Susan Bailey has worked in health care over the last three decades, starting as a critical care nurse before becoming a chief executive officer at several hospitals across the U.S. But in November 2020, the roles reversed.
To this day, she doesn’t remember the helicopter ride that took her to a hospital after her traumatic brain injury in South Florida. Despite two CT scans, care providers initially missed an aneurysm. She consulted a second neurosurgeon, who discovered that she did in fact suffer an aneurysm, in addition to a skull fracture, lacerations and hemorrhaging.
Despite the diagnostics showing aneurysm, the second neurosurgeon told Bailey she was OK. When she asked him what her chance of blood vessel rupture was, he gave her a low percentage — just 1% in five years. Not liking those odds, Bailey wanted to connect with a brain aneurysm specialist.

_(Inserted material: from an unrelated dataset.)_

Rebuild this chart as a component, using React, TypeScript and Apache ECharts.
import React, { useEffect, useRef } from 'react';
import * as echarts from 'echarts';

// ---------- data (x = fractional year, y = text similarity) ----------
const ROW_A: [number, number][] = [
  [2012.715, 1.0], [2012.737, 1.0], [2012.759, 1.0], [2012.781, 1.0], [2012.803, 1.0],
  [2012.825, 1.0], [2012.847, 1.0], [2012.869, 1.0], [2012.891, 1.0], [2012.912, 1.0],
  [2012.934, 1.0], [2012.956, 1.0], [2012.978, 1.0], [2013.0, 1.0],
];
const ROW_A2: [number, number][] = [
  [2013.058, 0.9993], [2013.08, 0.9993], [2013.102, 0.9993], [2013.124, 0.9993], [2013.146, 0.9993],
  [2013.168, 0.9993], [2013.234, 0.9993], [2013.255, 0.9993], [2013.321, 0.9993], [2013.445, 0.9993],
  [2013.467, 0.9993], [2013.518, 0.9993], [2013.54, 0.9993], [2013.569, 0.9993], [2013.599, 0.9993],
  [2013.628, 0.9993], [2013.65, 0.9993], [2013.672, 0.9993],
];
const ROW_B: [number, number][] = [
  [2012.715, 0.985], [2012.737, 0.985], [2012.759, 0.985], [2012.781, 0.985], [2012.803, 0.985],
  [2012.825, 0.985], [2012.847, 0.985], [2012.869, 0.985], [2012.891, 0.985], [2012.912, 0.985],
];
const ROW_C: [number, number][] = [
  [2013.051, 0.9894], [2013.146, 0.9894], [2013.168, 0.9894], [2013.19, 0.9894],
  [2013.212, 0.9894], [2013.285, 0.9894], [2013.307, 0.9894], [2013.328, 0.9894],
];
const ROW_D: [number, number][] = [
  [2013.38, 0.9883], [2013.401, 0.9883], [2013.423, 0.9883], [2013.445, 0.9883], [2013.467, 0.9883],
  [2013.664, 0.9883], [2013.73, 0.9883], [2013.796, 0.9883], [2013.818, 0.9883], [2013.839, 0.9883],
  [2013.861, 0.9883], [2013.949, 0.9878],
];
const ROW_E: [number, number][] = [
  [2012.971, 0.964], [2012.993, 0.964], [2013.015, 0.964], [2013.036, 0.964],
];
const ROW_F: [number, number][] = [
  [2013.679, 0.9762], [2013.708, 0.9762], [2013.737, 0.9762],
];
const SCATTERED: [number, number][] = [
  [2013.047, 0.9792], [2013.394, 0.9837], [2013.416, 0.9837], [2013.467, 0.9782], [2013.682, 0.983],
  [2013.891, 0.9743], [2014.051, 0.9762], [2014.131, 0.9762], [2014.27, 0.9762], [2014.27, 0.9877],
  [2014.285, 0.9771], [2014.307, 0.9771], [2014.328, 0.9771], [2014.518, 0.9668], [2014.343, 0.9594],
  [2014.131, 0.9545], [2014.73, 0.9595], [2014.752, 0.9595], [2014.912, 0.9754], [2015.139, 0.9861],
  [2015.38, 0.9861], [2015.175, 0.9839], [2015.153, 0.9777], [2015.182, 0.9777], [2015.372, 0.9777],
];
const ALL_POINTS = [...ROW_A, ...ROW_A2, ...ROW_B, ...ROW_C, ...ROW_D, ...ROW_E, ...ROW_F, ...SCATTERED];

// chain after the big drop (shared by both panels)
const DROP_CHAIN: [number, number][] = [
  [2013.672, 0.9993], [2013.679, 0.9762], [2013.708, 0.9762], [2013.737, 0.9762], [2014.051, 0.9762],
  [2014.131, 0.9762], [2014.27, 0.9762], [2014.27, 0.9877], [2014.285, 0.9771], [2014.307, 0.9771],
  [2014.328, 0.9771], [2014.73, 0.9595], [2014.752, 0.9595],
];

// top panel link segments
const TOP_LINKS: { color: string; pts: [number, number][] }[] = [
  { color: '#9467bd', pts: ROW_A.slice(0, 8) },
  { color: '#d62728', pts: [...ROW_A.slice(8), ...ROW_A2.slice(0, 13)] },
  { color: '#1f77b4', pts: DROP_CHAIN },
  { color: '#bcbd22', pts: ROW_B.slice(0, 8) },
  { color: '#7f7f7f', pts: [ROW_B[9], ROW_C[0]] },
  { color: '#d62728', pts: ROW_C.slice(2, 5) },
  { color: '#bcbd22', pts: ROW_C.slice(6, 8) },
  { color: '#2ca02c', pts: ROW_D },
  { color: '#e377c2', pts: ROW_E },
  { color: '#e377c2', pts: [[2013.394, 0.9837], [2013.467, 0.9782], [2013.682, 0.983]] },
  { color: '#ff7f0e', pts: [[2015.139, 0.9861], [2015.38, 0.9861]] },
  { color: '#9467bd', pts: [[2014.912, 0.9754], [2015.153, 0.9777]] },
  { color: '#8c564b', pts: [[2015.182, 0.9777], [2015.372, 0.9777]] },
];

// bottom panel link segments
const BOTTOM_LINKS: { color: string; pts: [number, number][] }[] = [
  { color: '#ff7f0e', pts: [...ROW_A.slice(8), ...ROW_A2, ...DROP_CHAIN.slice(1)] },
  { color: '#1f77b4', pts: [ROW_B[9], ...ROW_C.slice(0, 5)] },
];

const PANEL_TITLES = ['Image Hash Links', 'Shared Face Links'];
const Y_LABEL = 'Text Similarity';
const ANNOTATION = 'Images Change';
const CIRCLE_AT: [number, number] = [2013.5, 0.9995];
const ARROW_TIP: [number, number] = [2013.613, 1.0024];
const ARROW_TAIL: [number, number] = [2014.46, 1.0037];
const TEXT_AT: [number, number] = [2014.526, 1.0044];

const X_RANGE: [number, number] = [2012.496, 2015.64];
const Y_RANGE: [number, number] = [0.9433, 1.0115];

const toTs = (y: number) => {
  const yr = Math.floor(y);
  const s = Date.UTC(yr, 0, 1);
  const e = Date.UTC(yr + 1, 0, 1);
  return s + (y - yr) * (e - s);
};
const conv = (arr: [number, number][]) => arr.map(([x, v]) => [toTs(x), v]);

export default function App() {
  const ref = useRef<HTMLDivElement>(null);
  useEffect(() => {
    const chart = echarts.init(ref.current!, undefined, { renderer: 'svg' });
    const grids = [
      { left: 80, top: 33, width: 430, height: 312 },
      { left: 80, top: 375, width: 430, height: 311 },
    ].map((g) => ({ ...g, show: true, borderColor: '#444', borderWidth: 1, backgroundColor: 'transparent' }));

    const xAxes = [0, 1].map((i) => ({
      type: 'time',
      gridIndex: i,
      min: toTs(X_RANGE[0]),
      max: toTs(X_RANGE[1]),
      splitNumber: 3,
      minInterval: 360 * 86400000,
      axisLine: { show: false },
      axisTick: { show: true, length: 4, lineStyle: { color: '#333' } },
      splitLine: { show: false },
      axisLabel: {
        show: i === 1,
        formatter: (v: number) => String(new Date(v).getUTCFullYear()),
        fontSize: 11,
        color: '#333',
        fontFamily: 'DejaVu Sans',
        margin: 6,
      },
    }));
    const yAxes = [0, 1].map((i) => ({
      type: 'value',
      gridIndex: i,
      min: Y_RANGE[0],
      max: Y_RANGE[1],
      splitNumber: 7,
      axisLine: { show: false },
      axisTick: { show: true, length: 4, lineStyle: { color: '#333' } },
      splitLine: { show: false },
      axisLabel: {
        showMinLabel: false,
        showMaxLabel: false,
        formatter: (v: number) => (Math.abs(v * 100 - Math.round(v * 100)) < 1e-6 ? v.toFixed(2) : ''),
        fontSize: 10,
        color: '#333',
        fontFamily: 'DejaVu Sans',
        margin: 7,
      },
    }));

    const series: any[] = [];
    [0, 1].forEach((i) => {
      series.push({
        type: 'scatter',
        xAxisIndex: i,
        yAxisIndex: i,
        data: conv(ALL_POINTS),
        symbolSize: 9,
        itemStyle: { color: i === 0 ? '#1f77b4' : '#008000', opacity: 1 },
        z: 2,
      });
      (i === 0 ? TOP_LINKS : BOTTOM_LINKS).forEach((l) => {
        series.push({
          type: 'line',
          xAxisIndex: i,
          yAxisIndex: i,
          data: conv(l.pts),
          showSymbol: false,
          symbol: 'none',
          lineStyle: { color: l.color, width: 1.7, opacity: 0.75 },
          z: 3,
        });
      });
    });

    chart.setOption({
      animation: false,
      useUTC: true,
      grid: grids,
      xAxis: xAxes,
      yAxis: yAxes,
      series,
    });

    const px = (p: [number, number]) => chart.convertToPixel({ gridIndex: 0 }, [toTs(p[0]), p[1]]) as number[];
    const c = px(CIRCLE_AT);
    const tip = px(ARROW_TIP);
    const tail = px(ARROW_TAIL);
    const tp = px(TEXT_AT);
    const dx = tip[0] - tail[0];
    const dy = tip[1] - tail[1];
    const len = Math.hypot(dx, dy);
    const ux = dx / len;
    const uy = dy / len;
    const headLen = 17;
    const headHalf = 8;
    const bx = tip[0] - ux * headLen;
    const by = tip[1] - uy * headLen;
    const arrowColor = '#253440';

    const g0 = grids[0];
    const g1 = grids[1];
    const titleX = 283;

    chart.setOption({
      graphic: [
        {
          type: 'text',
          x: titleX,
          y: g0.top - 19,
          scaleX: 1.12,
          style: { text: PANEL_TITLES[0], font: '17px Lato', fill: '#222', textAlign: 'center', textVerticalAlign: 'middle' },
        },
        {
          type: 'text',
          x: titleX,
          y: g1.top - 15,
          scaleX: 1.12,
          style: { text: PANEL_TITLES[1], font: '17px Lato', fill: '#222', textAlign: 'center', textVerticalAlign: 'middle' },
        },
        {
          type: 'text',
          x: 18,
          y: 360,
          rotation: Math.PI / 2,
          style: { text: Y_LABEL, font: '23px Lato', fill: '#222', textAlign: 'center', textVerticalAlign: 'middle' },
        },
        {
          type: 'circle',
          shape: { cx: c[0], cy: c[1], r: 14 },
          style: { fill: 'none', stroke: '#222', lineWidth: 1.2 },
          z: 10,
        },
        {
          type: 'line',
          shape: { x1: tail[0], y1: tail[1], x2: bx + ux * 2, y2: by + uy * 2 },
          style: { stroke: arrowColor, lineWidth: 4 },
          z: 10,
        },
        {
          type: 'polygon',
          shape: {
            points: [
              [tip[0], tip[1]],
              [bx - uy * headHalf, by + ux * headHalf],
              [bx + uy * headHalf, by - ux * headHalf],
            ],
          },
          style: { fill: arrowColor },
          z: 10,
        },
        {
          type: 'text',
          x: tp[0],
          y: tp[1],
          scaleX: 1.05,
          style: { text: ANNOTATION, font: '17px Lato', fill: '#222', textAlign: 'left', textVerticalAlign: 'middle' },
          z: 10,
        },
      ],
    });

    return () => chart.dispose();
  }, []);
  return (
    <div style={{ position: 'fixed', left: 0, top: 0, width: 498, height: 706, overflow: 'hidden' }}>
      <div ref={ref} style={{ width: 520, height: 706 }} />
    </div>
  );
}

Through a series of connections between her family and the Brain Aneurysm Foundation, Bailey was introduced to Brian L. Hoh, M.D., M.B.A., FACS, FAHA, FAANS. Hoh, who serves as chair of the Lillian S. Wells Department of Neurosurgery at the UF College of Medicine, is also on the Medical Advisory Board at the Brain Aneurysm Foundation.
She contacted Hoh’s office on a Wednesday. By the following Monday, she was scheduled for her consultation. She remembers how he reassured her during that consultation, noting that he spends his life focusing on aneurysm research and care.
Hoh reviewed her scans and showed her where she had bled. Thanks to his expertise, he recognized the severity of the situation. He noted that Bailey was characterized as a misdiagnosis, and that many patients don’t survive. She needed to go to the OR immediately.
Seventeen days after her collapse, Bailey was preparing for an operation more than 250 miles from her home.
“I walked around from Nov. 3 and bled until he did my surgery on Nov. 20,” Bailey said. “I’m very, very fortunate.”
She remembers going into the OR hoping to live, but unsure of her outcome.
As uncertainty mounted, Bailey found comfort from the OR team. The chief anesthesiologist gathered his colleagues for the surgical timeout, which ended with every team member meeting Bailey and explaining their role in her surgery. She said that experience in the OR before surgery really grounded her, and it’s something she will never forget.